Frage an Renate Künast von Frank B. bezüglich Jugend
Sehr geehrte Frau Künast,
heute durfte ich lesen, dass Sie zusammen mit Herrn Beck in der Berliner Zeitung " eine differenzierte Betrachtung der grundrechtlichen Kollisionslage zwischen dem Schutz körperlicher Unversehrtheit der minderjährigen Jungen, dem Erziehungsrecht der Eltern und der Religionsfreiheit werben".
Ich möchte Sie nun fragen, wie das gehen soll. Denn die Beschneidung von Jungen ist sehr wohl mit späteren körperlichen Einschränkungen verbunden - als Spät-Beschnittener (20 Jahre) weiß ich, wovon ich rede. Sollten nicht die Regeln des Rechtsstaats für alle gleichermaßen gelten - männliche Säuglinge und Kinder eingeschlossen? Wie wollen Sie erklären, dass Beschneidungen von männlichen Säuglingen aus nicht-medizinischen Gründen straffrei sein sollen, sämtliche anderen Körperverletzungen aber strafbewehrt?
Beste Grüße
Frank Brennecke
Sehr geehrter Herr Brennecke,
Beschneidungen erfüllen zwar den Tatbestand der Körperverletzung, dennoch muss die Frage gestellt werden, ob es Rechtfertigungsgründe einschlägig sind. Im Mittelpunkt steht dabei eine Abwägung zwischen dem Recht auf körperliche Unversehrtheit, dem - dem Kindeswohl verpflichteten - Erziehungsrecht der Eltern und dem Recht auf Religionsfreiheit. Nach einer intensiven Diskussion ist die Mehrheit des Bundestages ist zu dem Entschluss gekommen, dass Eltern weiterhin eine religiösen Beschneidung nach den Regeln der ärztlichen Kunst bei ihrem Sohn durchführen lassen können sollten.
Die Beschneidung von Jungen ist für viele ein wichtiger Bestandteil des Judentums und des Islams und in wichtigen religiösen Schriften, wie der Thora oder der Sunna, festgeschrieben.
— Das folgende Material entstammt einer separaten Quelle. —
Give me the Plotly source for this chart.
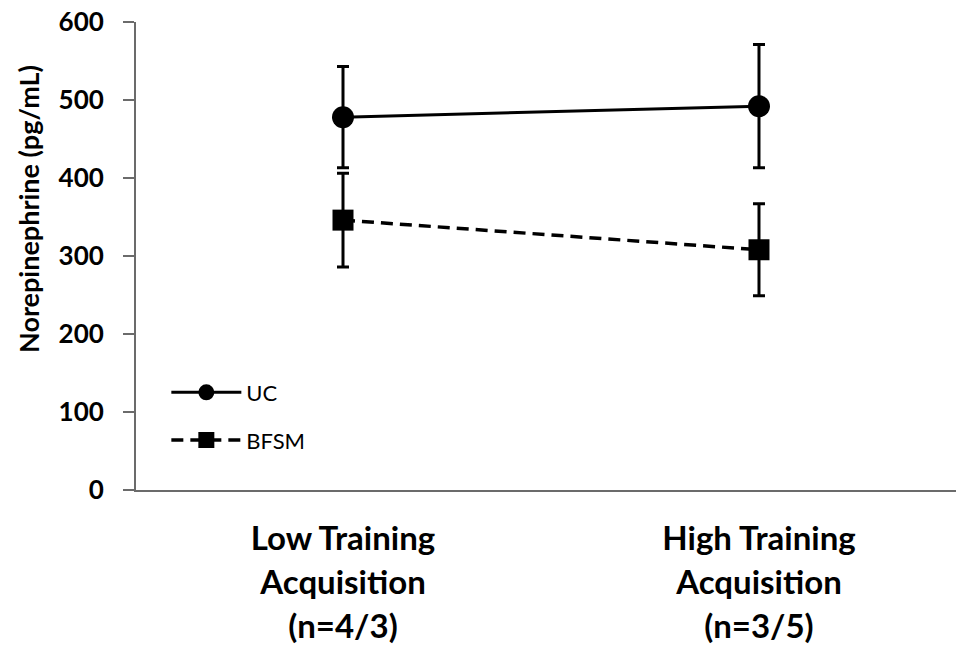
import plotly.graph_objects as go

categories = ["Low Training<br>Acquisition<br>(n=4/3)", "High Training<br>Acquisition<br>(n=3/5)"]
uc_mean = [478, 492]
uc_err = [65, 79]
bfsm_mean = [346, 308]
bfsm_err = [60, 59]
y_ticks = [0, 100, 200, 300, 400, 500, 600]

x_idx = list(range(len(categories)))
small = lambda s: "<br>".join(f"<span style='font-size:33px'>{p}</span>" for p in s.split("<br>"))

fig = go.Figure()
fig.add_trace(go.Scatter(
    x=x_idx, y=uc_mean, name="UC", mode="lines+markers",
    line=dict(color="black", width=3),
    marker=dict(symbol="circle", size=22, color="black"),
    error_y=dict(type="data", array=uc_err, color="black", thickness=3, width=6),
    legendgroup="a",
))
fig.add_trace(go.Scatter(
    x=x_idx, y=bfsm_mean, name="BFSM", mode="lines+markers",
    line=dict(color="black", width=3.5, dash="12px,7px"),
    marker=dict(symbol="square", size=21, color="black"),
    error_y=dict(type="data", array=bfsm_err, color="black", thickness=3, width=6),
    legendgroup="b",
))

fig.update_layout(
    width=956, height=651,
    margin=dict(l=136, r=0, t=22, b=161, autoexpand=False),
    plot_bgcolor="white", paper_bgcolor="white",
    font=dict(family="Lato", color="black"),
    showlegend=True,
    legend=dict(
        x=0.037, y=0.157, xanchor="left", yanchor="middle",
        bgcolor="rgba(0,0,0,0)", itemwidth=70, tracegroupgap=16,
        font=dict(family="Lato", size=22, color="black"),
    ),
    xaxis=dict(
        range=[-0.4976, 1.4736], tickmode="array", tickvals=x_idx,
        ticktext=[small(c) for c in categories],
        tickfont=dict(family="Lato", size=34, color="black", weight="bold"),
        showline=True, linecolor="#6b6b6b", linewidth=2, automargin=False,
        ticks="", showgrid=False, zeroline=False, ticklabelstandoff=17,
    ),
    yaxis=dict(
        range=[0, 600], tickmode="array", tickvals=y_ticks,
        ticktext=[str(v) for v in y_ticks], automargin=False,
        tickfont=dict(family="Lato", size=26, color="black", weight="bold"),
        showline=True, linecolor="#6b6b6b", linewidth=2,
        ticks="outside", ticklen=11, tickcolor="#6b6b6b", tickwidth=2,
        showgrid=False, zeroline=False, ticklabelstandoff=14,
    ),
    annotations=[dict(
        text="Norepinephrine (pg/mL)", textangle=-90,
        xref="paper", yref="paper", x=(28 - 136) / 820, y=(490 - 209) / 468,
        xanchor="center", yanchor="middle", showarrow=False,
        font=dict(family="Lato", size=27, color="black", weight="bold"),
    )],
)

fig.write_html("out.html", config={"displayModeBar": False},
               post_script="document.body.style.margin='0';document.body.style.overflow='hidden';")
Es gibt durchaus auch innerhalb des Judentums und des Islams Diskussionen über Änderungen in der Beschneidungspraxis. Diese Reformen müssen allerdings innerhalb der Religionsgemeinschaften durchgeführt werden. Es kann und darf nicht Aufgabe des Staates sein in die Art der Religionsausübung einzugreifen.
Das Thema ist auch bei uns in der Fraktion sehr kontrovers diskutiert worden. Gewissensfragen, welche die Ethik, Moral oder religiösen Betrachtungen Einzelner betreffen, werden in unserer Fraktion nicht durch Mehrheitsbeschluss entschieden.